◆ Material for this exercise:
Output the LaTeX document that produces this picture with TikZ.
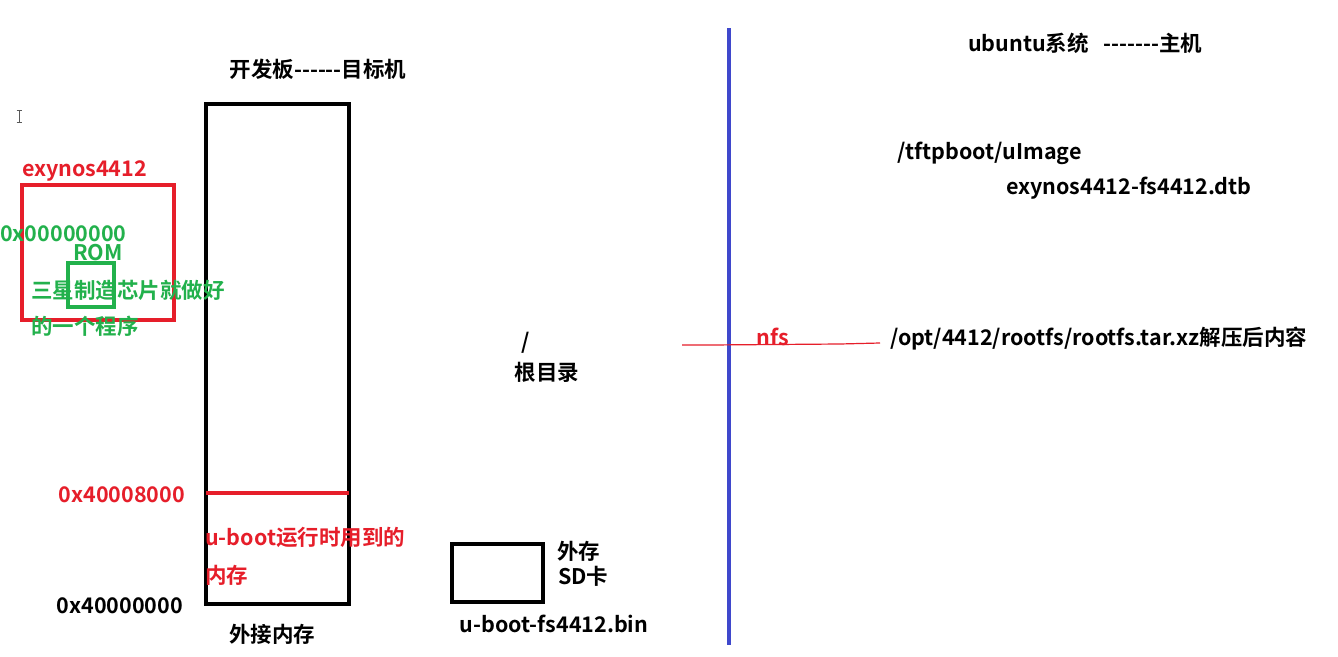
\documentclass[tikz,border=0pt]{standalone}
\usepackage{fontspec}
\setmainfont{Noto Sans CJK SC}[BoldFont={Noto Sans CJK SC Bold}]
\newcommand\dsh{-\kern0pt}
\definecolor{myred}{HTML}{E61E2A}
\definecolor{mygreen}{HTML}{22B14C}
\definecolor{myblue}{HTML}{3F48CC}
\tikzset{
  lbl/.style={inner sep=0pt, font=\fontsize{21.5}{24}\selectfont\bfseries},
  blk/.style={lbl, text=black},
  rd/.style={lbl, text=myred},
  gr/.style={lbl, text=mygreen},
  boxk/.style={draw=black, line width=4pt},
  boxr/.style={draw=myred, line width=4pt},
  boxg/.style={draw=mygreen, line width=4pt},
}
\begin{document}
\begin{tikzpicture}[x=1pt,y=-1pt]
\useasboundingbox[fill=white] (0,0) rectangle (1338,656);
% I-beam cursor
\draw[gray!70!black, line width=0.8pt] (19,110) -- (19,122) (16.5,110) -- (21.5,110) (16.5,122) -- (21.5,122);
% target board
\node[blk] (title) at (318,69) {开发板\dsh\dsh\dsh\dsh\dsh\dsh 目标机};
\node[boxk, minimum width=143pt, minimum height=500pt, inner sep=0pt] (mem) at (277.5,354) {};
\coordinate (m1) at (206,493);
\coordinate (m2) at (349,493);
\draw[myred, line width=4pt] (m1) -- (m2);
\node[rd, anchor=east] (a1) at (185,495) {0x40008000};
\node[rd, anchor=west] (ub1) at (205,537) {u\dsh boot运行时用到的};
\node[rd, anchor=west] (ub2) at (205,575) {内存};
\node[blk, anchor=east] (a0) at (183,606) {0x40000000};
\node[blk] (ext) at (272,634) {外接内存};
% exynos chip
\node[boxr, minimum width=152pt, minimum height=135pt, inner sep=0pt] (chip) at (98,252.5) {};
\node[rd, anchor=west] (chipname) at (22,171) {exynos4412};
\node[gr, anchor=west] (a00) at (0,234) {0x00000000};
\node[gr] (romlbl) at (98,253) {ROM};
\node[boxg, minimum width=46pt, minimum height=44pt, inner sep=0pt] (rom) at (91,285) {};
\node[gr, anchor=west] (g1) at (31,290) {三星制造芯片就做好};
\node[gr, anchor=west] (g2) at (31,326) {的一个程序};
% root
\node[blk] (slash) at (526,343) {/};
\node[blk] (root) at (547,372) {根目录};
% SD card
\node[boxk, minimum width=91pt, minimum height=58pt, inner sep=0pt] (sd) at (497.5,573) {};
\node[blk, anchor=west] (sd1) at (557,551) {外存};
\node[blk, anchor=west] (sd2) at (558,576) {SD卡};
\node[blk] (ubin) at (554,624) {u\dsh boot\dsh fs4412.bin};
% divider
\coordinate (d1) at (729,28);
\coordinate (d2) at (729,645);
\draw[myblue, line width=4pt] (d1) -- (d2);
% nfs line
\coordinate (n1) at (682,345);
\coordinate (n2) at (710,345);
\coordinate (n3) at (840,344);
\coordinate (n4) at (880,343);
\draw[myred, line width=1.2pt] (n1) -- (n2) -- (n3) -- (n4);
\node[rd] (nfs) at (773,337) {nfs};
% host
\node[blk, anchor=west] (host) at (968,43) {ubuntu系统 \ \ \dsh\dsh\dsh\dsh\dsh\dsh\dsh 主机};
\node[blk, anchor=west] (tftp) at (897,153) {/tftpboot/uImage};
\node[blk, anchor=west] (dtb) at (1006,188) {exynos4412\dsh fs4412.dtb};
\node[blk, anchor=west] (rootfs) at (890,339) {/opt/4412/rootfs/rootfs.tar.xz解压后内容};
\end{tikzpicture}
\end{document}
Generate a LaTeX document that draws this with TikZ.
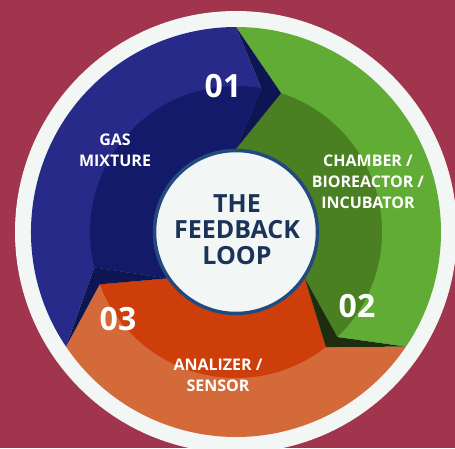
\documentclass[tikz,border=0pt]{standalone}
\usepackage{fontspec}
\setmainfont{Open Sans}
\definecolor{bg}{HTML}{A0354D}
\definecolor{ring}{HTML}{F2F6F5}
\definecolor{blueL}{HTML}{282A8A}
\definecolor{blueD}{HTML}{141A6A}
\definecolor{navyS}{HTML}{0D1652}
\definecolor{greenL}{HTML}{60AC34}
\definecolor{greenD}{HTML}{4A7F22}
\definecolor{greenS}{HTML}{1E2D0E}
\definecolor{orangeL}{HTML}{D4693A}
\definecolor{orangeD}{HTML}{CD3E0B}
\definecolor{hubborder}{HTML}{234A7C}
\definecolor{hubtext}{HTML}{1B3358}
\begin{document}
\begin{tikzpicture}[x=1pt,y=1pt,
  lbl/.style={text=white,font=\bfseries\fontsize{16}{21}\selectfont,align=center,inner sep=0pt},
  num/.style={text=white,font=\bfseries\fontsize{32}{32}\selectfont,inner sep=0pt},
  hubstyle/.style={circle,draw=hubborder,line width=3.5pt,fill=ring,minimum size=163pt,inner sep=0pt},
  titlestyle/.style={text=hubtext,font=\bfseries\fontsize{25}{26}\selectfont,align=center,inner sep=0pt}]
\useasboundingbox (-236,-216) rectangle (219,232);
\fill[bg] (-236,-216) rectangle (219,232);
\fill[ring] (0,0) circle[radius=221pt];
% blue arrow
\fill[blueL] (214:205pt) arc[start angle=214,end angle=90,radius=205pt] -- (80:146pt) -- (90:83pt) arc[start angle=90,end angle=214,radius=83pt] -- (194:146pt) -- cycle;
\fill[blueD] (194:146pt) arc[start angle=194,end angle=80,radius=146pt] -- (90:83pt) arc[start angle=90,end angle=214,radius=83pt] -- cycle;
% green arrow
\fill[greenL] (90:205pt) arc[start angle=90,end angle=-34,radius=205pt] -- (-46:146pt) -- (-34:83pt) arc[start angle=-34,end angle=90,radius=83pt] -- (72:146pt) -- cycle;
\fill[greenD] (72:146pt) arc[start angle=72,end angle=-46,radius=146pt] -- (-34:83pt) arc[start angle=-34,end angle=90,radius=83pt] -- cycle;
% orange arrow
\fill[orangeL] (-34:205pt) arc[start angle=-34,end angle=-146,radius=205pt] -- (-159:146pt) -- (-146:83pt) arc[start angle=-146,end angle=-34,radius=83pt] -- (-52:146pt) -- cycle;
\fill[orangeD] (-52:146pt) arc[start angle=-52,end angle=-159,radius=146pt] -- (-146:83pt) arc[start angle=-146,end angle=-34,radius=83pt] -- cycle;
% shadows
\fill[navyS] (90:205pt) -- (72:146pt) -- (90:83pt) -- (80:146pt) -- cycle;
\fill[greenS] (-34:205pt) -- (-52:146pt) -- (-34:83pt) -- (-46:146pt) -- cycle;
\fill[navyS] (214:205pt) -- (194:146pt) -- (214:83pt) -- (201:146pt) -- cycle;
% hub
\node[hubstyle] (hub) at (0,0) {};
\node[titlestyle] (title) at (1,2) {THE\\FEEDBACK\\LOOP};
% numbers
\node[num] (n1) at (-13,146) {01};
\node[num] (n2) at (121,-74) {02};
\node[num] (n3) at (-118,-87) {03};
% labels
\node[lbl] (gas) at (-121,82) {GAS\\MIXTURE};
\node[lbl] (chamber) at (132,50) {CHAMBER /\\BIOREACTOR /\\INCUBATOR};
\node[lbl] (analizer) at (-18,-143.5) {ANALIZER /\\SENSOR};
\end{tikzpicture}
\end{document}
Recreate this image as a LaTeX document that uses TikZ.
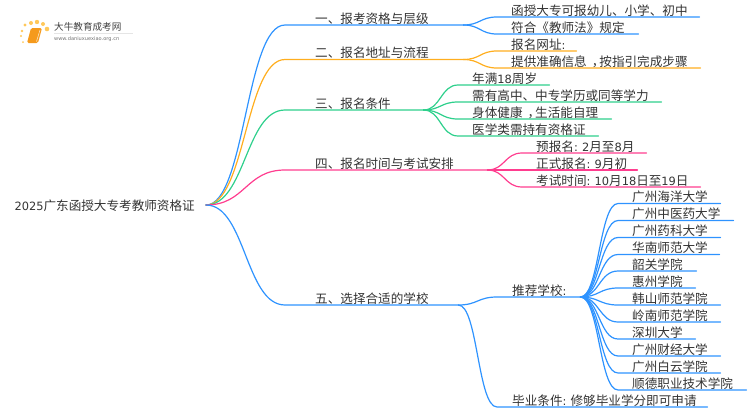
\documentclass[tikz,border=0pt]{standalone}
\usepackage{fontspec}
\setmainfont{Noto Sans CJK SC}
\newfontfamily\latf[Scale=0.905]{DejaVu Sans}
\usetikzlibrary{calc}
\definecolor{mapblue}{HTML}{2E93FF}
\definecolor{maporange}{HTML}{FFAE1F}
\definecolor{mapgreen}{HTML}{2ED08C}
\definecolor{mappink}{HTML}{FF3D8F}
\definecolor{maptext}{HTML}{333333}
\definecolor{logodot}{HTML}{FFC85A}
\definecolor{logobook}{HTML}{F59A1C}
\tikzset{
	mapnode/.style={anchor=south west,inner xsep=0pt,inner ysep=1.4pt,text depth=0pt,text height=10pt,align=left,text=maptext,font=\fontsize{12.6}{14}\selectfont},
	maplink/.style={line width=1.2pt,line cap=round},
}
\newcommand{\mapcolon}{{\latf :\ }}
\newcommand{\mapcomma}{\hspace{5pt}，\hspace{-5pt}}
% #1 name, #2 start x, #3 end x, #4 y of the line, #5 text indent, #6 text
\newcommand{\makenode}[6]{
	\node (#1) at (#2,#4) [mapnode,text width={(#3-#2)*1pt}] {\hspace*{#5pt}\makebox[0pt][l]{#6}};
}
% #1 colour, #2 from, #3 to
\newcommand{\makelink}[3]{
	\draw[maplink,#1] let \p1=(#2), \p2=(#3.south west), \n1={(\x1+\x2)/2} in
		(\p1) .. controls (\n1,\y1) and (\n1,\y2) .. (\p2) -- (#3.south east);
}
\begin{document}
\begin{tikzpicture}[x=1pt,y=-1pt]
	\useasboundingbox (0,0) rectangle (750,410);
	% logo
	\foreach \dx/\dy/\dr in {25/25/1.6,22/31/1.3,21/36/1.2,23/42/1,31/23/2,37/22/2.2,43/24/2,47/29/2.3}
		\fill[logodot] (\dx,\dy) circle (\dr);
	\fill[logobook,rounded corners=1.5pt] (31,28) -- (42,28) -- (38,43) -- (27,43) -- cycle;
	\draw[white!70!logobook,line width=.6pt] (40,30) -- (36.5,41.5);
	\draw[black!10,line width=.5pt] (54,33.5) -- (133,33.5);
	\node (logotext) at (54,27) [anchor=west,inner sep=0pt,text=black!75,font=\fontsize{9.6}{12}\selectfont] {大牛教育成考网};
	\node (logourl) at (54,38.7) [anchor=west,inner sep=0pt,text=black!55,font=\latf\fontsize{5.6}{6}\selectfont] {www.daniuxuexiao.org.cn};
	% root
	\node (root) at (195,205.5) [anchor=east,inner sep=0pt,text=maptext,font=\fontsize{12.6}{14}\selectfont] {{\latf 2025}广东函授大专考教师资格证};
	\coordinate (rootend) at (206,205);
	% first level
	\makenode{one}{285}{463}{25}{30}{一、报考资格与层级}
	\makenode{two}{285}{463}{59.5}{30}{二、报名地址与流程}
	\makenode{three}{285}{423}{110}{30}{三、报名条件}
	\makenode{four}{285}{487}{170}{30}{四、报名时间与考试安排}
	\makenode{five}{285}{458}{305}{30}{五、选择合适的学校}
	% second level
	\makenode{oneA}{497}{699}{17}{14}{函授大专可报幼儿、小学、初中}
	\makenode{oneB}{497}{638}{34}{14}{符合《教师法》规定}
	\makenode{twoA}{497}{576}{51}{14}{报名网址\mapcolon}
	\makenode{twoB}{497}{700}{68}{14}{提供准确信息\mapcomma 按指引完成步骤}
	\makenode{threeA}{458}{549}{85}{14}{年满{\latf 18}周岁}
	\makenode{threeB}{458}{661}{102}{14}{需有高中、中专学历或同等学力}
	\makenode{threeC}{458}{611}{119}{14}{身体健康\mapcomma 生活能自理}
	\makenode{threeD}{458}{598}{136}{14}{医学类需持有资格证}
	\makenode{fourA}{522}{646}{153}{14}{预报名\mapcolon{\latf 2}月至{\latf 8}月}
	\makenode{fourB}{522}{637}{170}{14}{正式报名\mapcolon{\latf 9}月初}
	\makenode{fourC}{522}{700}{187}{14}{考试时间\mapcolon{\latf 10}月{\latf 18}日至{\latf 19}日}
	\makenode{fiveA}{497}{580}{297}{15}{推荐学校\mapcolon}
	\makenode{fiveB}{497}{707}{407}{15}{毕业条件\mapcolon 修够毕业学分即可申请}
	% schools
	\makenode{schoolA}{618}{720}{203.5}{14}{广州海洋大学}
	\makenode{schoolB}{618}{733}{220.5}{14}{广州中医药大学}
	\makenode{schoolC}{618}{720}{237.5}{14}{广州药科大学}
	\makenode{schoolD}{618}{719}{254.5}{14}{华南师范大学}
	\makenode{schoolE}{618}{696}{271}{14}{韶关学院}
	\makenode{schoolF}{618}{695}{288}{14}{惠州学院}
	\makenode{schoolG}{618}{720}{305}{14}{韩山师范学院}
	\makenode{schoolH}{618}{720}{322}{14}{岭南师范学院}
	\makenode{schoolI}{618}{695}{339}{14}{深圳大学}
	\makenode{schoolJ}{618}{720}{356}{14}{广州财经大学}
	\makenode{schoolK}{618}{720}{373}{14}{广州白云学院}
	\makenode{schoolL}{618}{746}{390}{14}{顺德职业技术学院}
	% links
	\makelink{mapblue}{rootend}{one}
	\makelink{maporange}{rootend}{two}
	\makelink{mapgreen}{rootend}{three}
	\makelink{mappink}{rootend}{four}
	\makelink{mapblue}{rootend}{five}
	\foreach \kid in {oneA,oneB} {
		\makelink{mapblue}{one.south east}{\kid}
	}
	\foreach \kid in {twoA,twoB} {
		\makelink{maporange}{two.south east}{\kid}
	}
	\foreach \kid in {threeA,threeB,threeC,threeD} {
		\makelink{mapgreen}{three.south east}{\kid}
	}
	\foreach \kid in {fourA,fourB,fourC} {
		\makelink{mappink}{four.south east}{\kid}
	}
	\foreach \kid in {fiveA,fiveB} {
		\makelink{mapblue}{five.south east}{\kid}
	}
	\foreach \kid in {schoolA,schoolB,schoolC,schoolD,schoolE,schoolF,schoolG,schoolH,schoolI,schoolJ,schoolK,schoolL} {
		\makelink{mapblue}{fiveA.south east}{\kid}
	}
\end{tikzpicture}
\end{document}
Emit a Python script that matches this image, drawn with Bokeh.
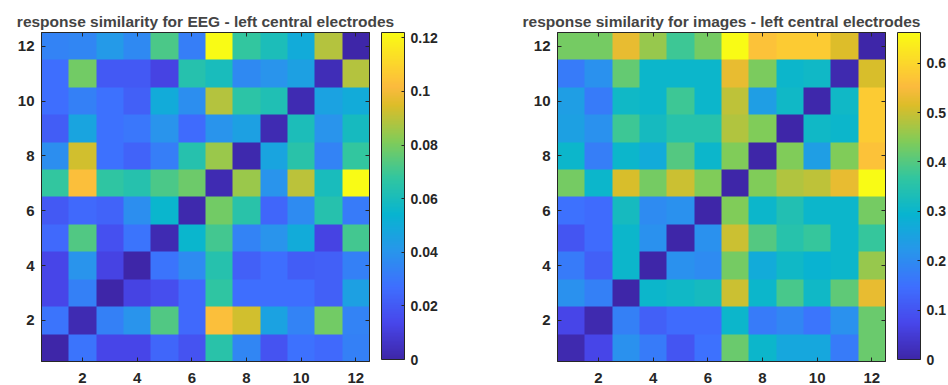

◆ What you have to do: Say, as a number only, how many lines of the data contain "that".

◆ Written response: 4